/---

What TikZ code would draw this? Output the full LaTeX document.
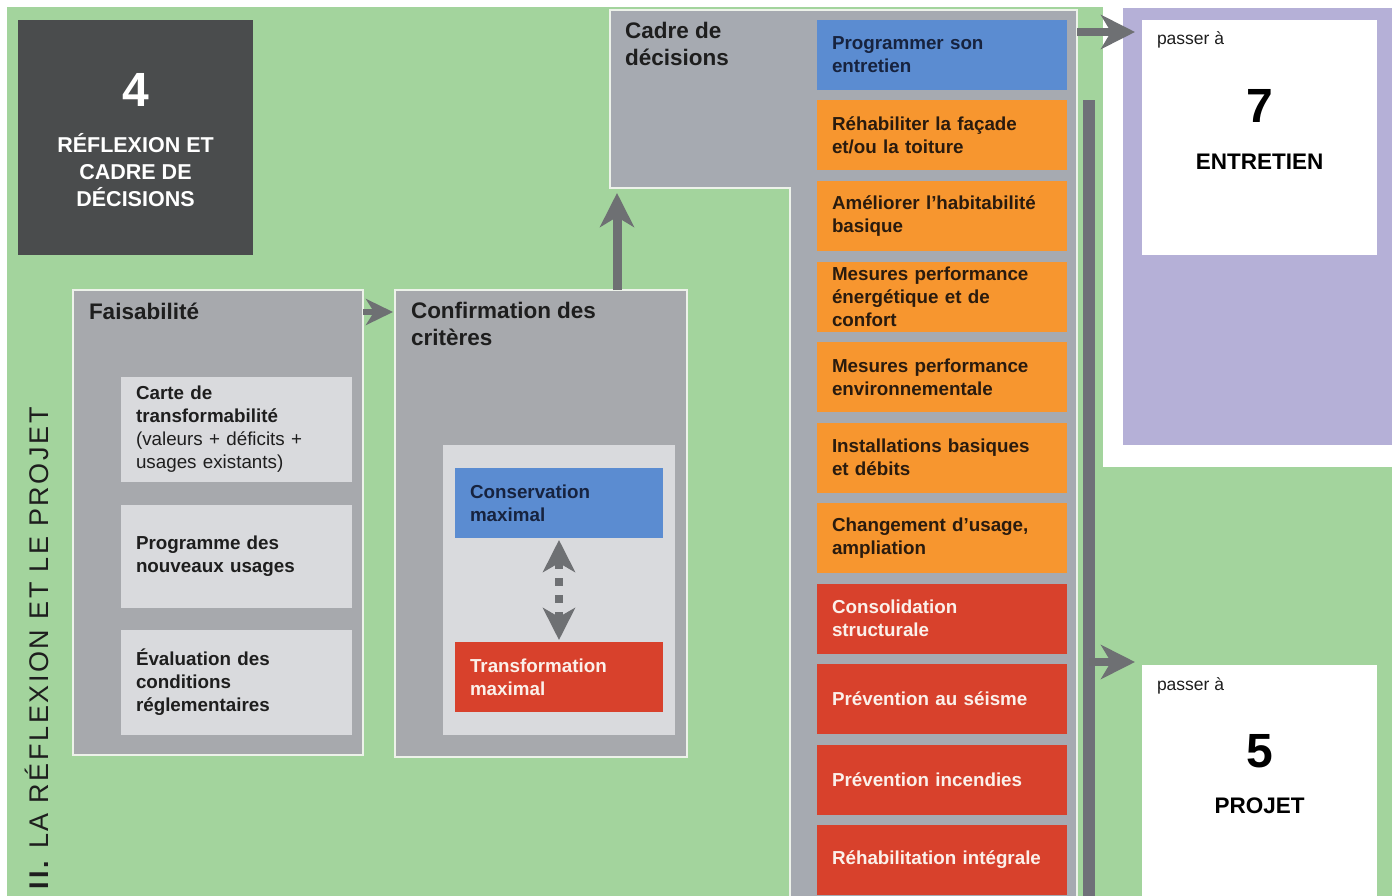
\documentclass[tikz,border=0pt]{standalone}
\usepackage{fontspec}
\setmainfont{Liberation Sans}
\usetikzlibrary{arrows.meta,calc}

\definecolor{leaf}{HTML}{A3D49D}
\definecolor{slate}{HTML}{4A4C4D}
\definecolor{panelgray}{HTML}{A7A9AD}
\definecolor{cadregray}{HTML}{A6AAB1}
\definecolor{paper}{HTML}{D9DADD}
\definecolor{rim}{HTML}{EDF2EA}
\definecolor{optblue}{HTML}{5B8CD1}
\definecolor{optorange}{HTML}{F7962F}
\definecolor{optred}{HTML}{D8412C}
\definecolor{lilac}{HTML}{B5B0D7}
\definecolor{flowgray}{HTML}{6E7073}
\definecolor{bargray}{HTML}{6F7078}
\definecolor{ink}{HTML}{1E1E1E}
\definecolor{navy}{HTML}{17233F}
\definecolor{umber}{HTML}{2A1B0E}
\definecolor{cream}{HTML}{FBF0EA}

\newcommand\fBody{\fontsize{18.8}{23}\selectfont\bfseries}
\newcommand\fBodyReg{\fontsize{18.8}{23}\selectfont\mdseries}
\newcommand\fTitle{\fontsize{22.5}{27}\selectfont\bfseries}
\newcommand\fStage{\fontsize{21.5}{27}\selectfont\bfseries}
\newcommand\fNum{\fontsize{48}{48}\selectfont\bfseries}
\newcommand\fSmall{\fontsize{17.5}{20}\selectfont}
\newcommand\fSide{\fontsize{27}{27}\selectfont\addfontfeatures{LetterSpace=9.5}}
\newcommand\topstrut{\rule{0pt}{1em}}

\begin{document}
\begin{tikzpicture}[x=1pt,y=-1pt,
  every node/.style={inner sep=0pt,outer sep=0pt},
  panel/.style={draw=rim,line width=1.5pt,fill=panelgray,anchor=north west},
  inbox/.style={fill=paper,text=ink,font=\fBody,text width=201pt,inner xsep=15pt,
    align=left,anchor=north west},
  opt/.style={text width=220pt,inner xsep=15pt,minimum height=70pt,align=left,
    anchor=north west,font=\fBody},
  optb/.style={opt,fill=optblue,text=navy},
  opto/.style={opt,fill=optorange,text=umber},
  optr/.style={opt,fill=optred,text=cream},
  choice/.style={text width=178pt,inner xsep=15pt,minimum height=70pt,align=left,
    anchor=north west,font=\fBody},
  title/.style={font=\fTitle,text=ink,align=left,anchor=north west},
  target/.style={fill=white,anchor=north west,minimum width=235pt},
  flow/.style={draw=flowgray,line width=9pt,
    -{Stealth[length=34pt,width=34pt,inset=10pt]}},
]
\useasboundingbox (0,0) rectangle (1392,896);

% backgrounds
\fill[white] (0,0) rectangle (1392,896);
\fill[leaf] (7,7) rectangle (1392,896);
\fill[white] (1103,0) rectangle (1392,467);
\fill[lilac] (1123,8) rectangle (1392,445);

% section label
\node[rotate=90,anchor=base west,font=\fSide,text=ink] (side) at (48,889)
  {\textbf{II.} LA RÉFLEXION ET LE PROJET};

% stage block
\node[fill=slate,anchor=north west,minimum width=235pt,minimum height=235pt] (stage) at (18,20) {};
\node[font=\fNum,text=white,anchor=base] (stagenum) at (135.5,107) {4};
\node[font=\fStage,text=white,align=center,anchor=north] (stagename) at (135.5,131.5)
  {\topstrut RÉFLEXION ET\\CADRE DE\\DÉCISIONS};

% feasibility panel
\node[panel,minimum width=290pt,minimum height=465pt] (faisa) at (73,290) {};
\node[font=\fTitle,text=ink,anchor=base west] (faisatitle) at (89,319) {Faisabilité};
\node[inbox,minimum height=105pt] (carte) at (121,377)
  {Carte de\\transformabilité\\{\fBodyReg(valeurs + déficits +}\\{\fBodyReg usages existants)}};
\node[inbox,minimum height=103pt] (prog) at (121,505) {Programme des\\nouveaux usages};
\node[inbox,minimum height=105pt] (eval) at (121,630)
  {Évaluation des\\conditions\\réglementaires};

% criteria panel
\node[panel,minimum width=292pt,minimum height=467pt] (confirm) at (395,290) {};
\node[title] (confirmtitle) at (411,295.5) {\topstrut Confirmation des\\critères};
\node[fill=paper,anchor=north west,minimum width=232pt,minimum height=290pt] (range) at (443,445) {};
\node[choice,fill=optblue,text=navy] (cons) at (455,468) {Conservation\\maximal};
\node[choice,fill=optred,text=cream] (trans) at (455,642) {Transformation\\maximal};

% decision frame
\path[draw=rim,line width=1.5pt,fill=cadregray]
  (610,10) -- (1077,10) -- (1077,900) -- (790,900) -- (790,188) -- (610,188) -- cycle;
\node[title] (cadretitle) at (625,16.5) {\topstrut Cadre de\\décisions};
\coordinate (cadrebase) at (617,188);
\coordinate (cadreright) at (1077,32);

\node[optb] (o1) at (817,20) {Programmer son\\entretien};
\node[opto] (o2) at (817,100.5) {Réhabiliter la façade\\et/ou la toiture};
\node[opto] (o3) at (817,181) {Améliorer l’habitabilité\\basique};
\node[opto] (o4) at (817,261.5) {Mesures performance\\énergétique et de\\confort};
\node[opto] (o5) at (817,342) {Mesures performance\\environnementale};
\node[opto] (o6) at (817,422.5) {Installations basiques\\et débits};
\node[opto] (o7) at (817,503) {Changement d’usage,\\ampliation};
\node[optr] (o8) at (817,583.5) {Consolidation\\structurale};
\node[optr] (o9) at (817,664) {Prévention au séisme};
\node[optr] (o10) at (817,744.5) {Prévention incendies};
\node[optr] (o11) at (817,825) {Réhabilitation intégrale};

% collector bar
\node[fill=bargray,anchor=north west,minimum width=12pt,minimum height=800pt] (bar) at (1083,100) {};
\coordinate (tap) at (1089,662);

% next steps
\node[target,minimum height=235pt] (entretien) at (1142,20) {};
\node[font=\fSmall,text=ink,anchor=base west] (entpass) at (1157,45) {passer à};
\node[font=\fNum,text=black,anchor=base] (entnum) at (1259.5,123) {7};
\node[font=\fTitle,text=black,anchor=base] (entname) at (1259.5,170) {ENTRETIEN};

\node[target,minimum height=240pt] (projet) at (1142,665) {};
\node[font=\fSmall,text=ink,anchor=base west] (projpass) at (1157,690) {passer à};
\node[font=\fNum,text=black,anchor=base] (projnum) at (1259.5,767) {5};
\node[font=\fTitle,text=black,anchor=base] (projname) at (1259.5,813) {PROJET};

% connectors
\coordinate (tlevel) at (0,312);
\draw[draw=flowgray,line width=6pt,shorten >=2pt,
  -{Stealth[length=27pt,width=26pt,inset=8pt]}]
  (faisa.east |- tlevel) -- (confirm.west |- tlevel);
\draw[flow,shorten >=5pt] (confirm.north -| cadrebase) -- (cadrebase);
\draw[flow,line width=8pt,shorten >=7pt] (cadreright) -- (entretien.west |- cadreright);
\draw[flow,line width=8pt,shorten >=7pt] (tap) -- (projet.west |- tap);
\draw[draw=flowgray,line width=8pt,dash pattern=on 8pt off 9pt,shorten <=2pt,shorten >=2pt,
  {Stealth[length=32pt,width=32pt,inset=9pt]}-{Stealth[length=32pt,width=32pt,inset=9pt]}]
  (cons.south) -- (trans.north);
\end{tikzpicture}
\end{document}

\---

> Task goal: Gather from the data above every line with the string "draw".

> Expected output:
What TikZ code would draw this? Output the full LaTeX document.
  panel/.style={draw=rim,line width=1.5pt,fill=panelgray,anchor=north west},
  flow/.style={draw=flowgray,line width=9pt,
\path[draw=rim,line width=1.5pt,fill=cadregray]
\draw[draw=flowgray,line width=6pt,shorten >=2pt,
\draw[flow,shorten >=5pt] (confirm.north -| cadrebase) -- (cadrebase);
\draw[flow,line width=8pt,shorten >=7pt] (cadreright) -- (entretien.west |- cadreright);
\draw[flow,line width=8pt,shorten >=7pt] (tap) -- (projet.west |- tap);
\draw[draw=flowgray,line width=8pt,dash pattern=on 8pt off 9pt,shorten <=2pt,shorten >=2pt,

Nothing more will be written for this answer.